STATED GOAL: Look at the data below and print exactly the lines from its first line through the line with "ax = fig.add_axes([0.1535, 0.156, 0.845, 0.79])"; the pictures stay out of the copy.

# START OF DATA SECTION

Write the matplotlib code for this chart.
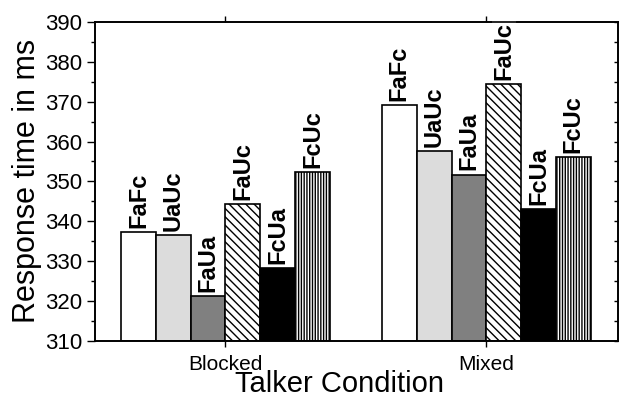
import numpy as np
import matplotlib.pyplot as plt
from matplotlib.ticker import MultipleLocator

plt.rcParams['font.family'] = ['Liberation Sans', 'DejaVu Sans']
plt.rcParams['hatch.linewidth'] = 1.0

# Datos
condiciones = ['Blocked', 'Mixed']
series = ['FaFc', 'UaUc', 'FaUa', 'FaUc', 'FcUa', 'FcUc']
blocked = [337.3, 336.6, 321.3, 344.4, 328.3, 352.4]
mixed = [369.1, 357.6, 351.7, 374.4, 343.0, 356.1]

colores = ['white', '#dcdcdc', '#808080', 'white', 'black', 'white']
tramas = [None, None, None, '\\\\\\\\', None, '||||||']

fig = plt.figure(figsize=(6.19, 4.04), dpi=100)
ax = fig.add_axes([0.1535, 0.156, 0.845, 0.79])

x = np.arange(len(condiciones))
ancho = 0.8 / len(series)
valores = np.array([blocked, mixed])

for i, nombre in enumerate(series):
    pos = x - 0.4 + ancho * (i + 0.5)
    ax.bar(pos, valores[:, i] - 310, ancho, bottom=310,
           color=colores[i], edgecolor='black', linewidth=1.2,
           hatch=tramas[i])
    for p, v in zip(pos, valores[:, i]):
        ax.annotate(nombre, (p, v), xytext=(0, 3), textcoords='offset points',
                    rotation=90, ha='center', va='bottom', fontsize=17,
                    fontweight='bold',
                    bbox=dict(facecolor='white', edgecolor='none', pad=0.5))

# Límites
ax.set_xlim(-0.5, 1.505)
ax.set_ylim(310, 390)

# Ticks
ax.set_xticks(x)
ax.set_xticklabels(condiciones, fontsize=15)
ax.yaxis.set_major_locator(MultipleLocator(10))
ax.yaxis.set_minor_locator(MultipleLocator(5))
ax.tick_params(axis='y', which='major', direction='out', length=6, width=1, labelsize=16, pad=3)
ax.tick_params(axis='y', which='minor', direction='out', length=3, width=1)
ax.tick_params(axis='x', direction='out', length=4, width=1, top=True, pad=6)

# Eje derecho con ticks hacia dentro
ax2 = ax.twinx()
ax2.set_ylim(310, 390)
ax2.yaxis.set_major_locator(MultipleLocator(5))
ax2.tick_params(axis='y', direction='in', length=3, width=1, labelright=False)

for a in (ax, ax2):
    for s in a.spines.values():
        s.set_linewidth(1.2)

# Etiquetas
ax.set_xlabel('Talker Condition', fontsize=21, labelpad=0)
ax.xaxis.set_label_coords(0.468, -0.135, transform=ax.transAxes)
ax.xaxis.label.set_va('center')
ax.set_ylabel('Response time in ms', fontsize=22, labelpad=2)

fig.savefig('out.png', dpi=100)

# END OF DATA SECTION

TASK ANSWER:
Write the matplotlib code for this chart.
import numpy as np
import matplotlib.pyplot as plt
from matplotlib.ticker import MultipleLocator

plt.rcParams['font.family'] = ['Liberation Sans', 'DejaVu Sans']
plt.rcParams['hatch.linewidth'] = 1.0

# Datos
condiciones = ['Blocked', 'Mixed']
series = ['FaFc', 'UaUc', 'FaUa', 'FaUc', 'FcUa', 'FcUc']
blocked = [337.3, 336.6, 321.3, 344.4, 328.3, 352.4]
mixed = [369.1, 357.6, 351.7, 374.4, 343.0, 356.1]

colores = ['white', '#dcdcdc', '#808080', 'white', 'black', 'white']
tramas = [None, None, None, '\\\\\\\\', None, '||||||']

fig = plt.figure(figsize=(6.19, 4.04), dpi=100)
ax = fig.add_axes([0.1535, 0.156, 0.845, 0.79])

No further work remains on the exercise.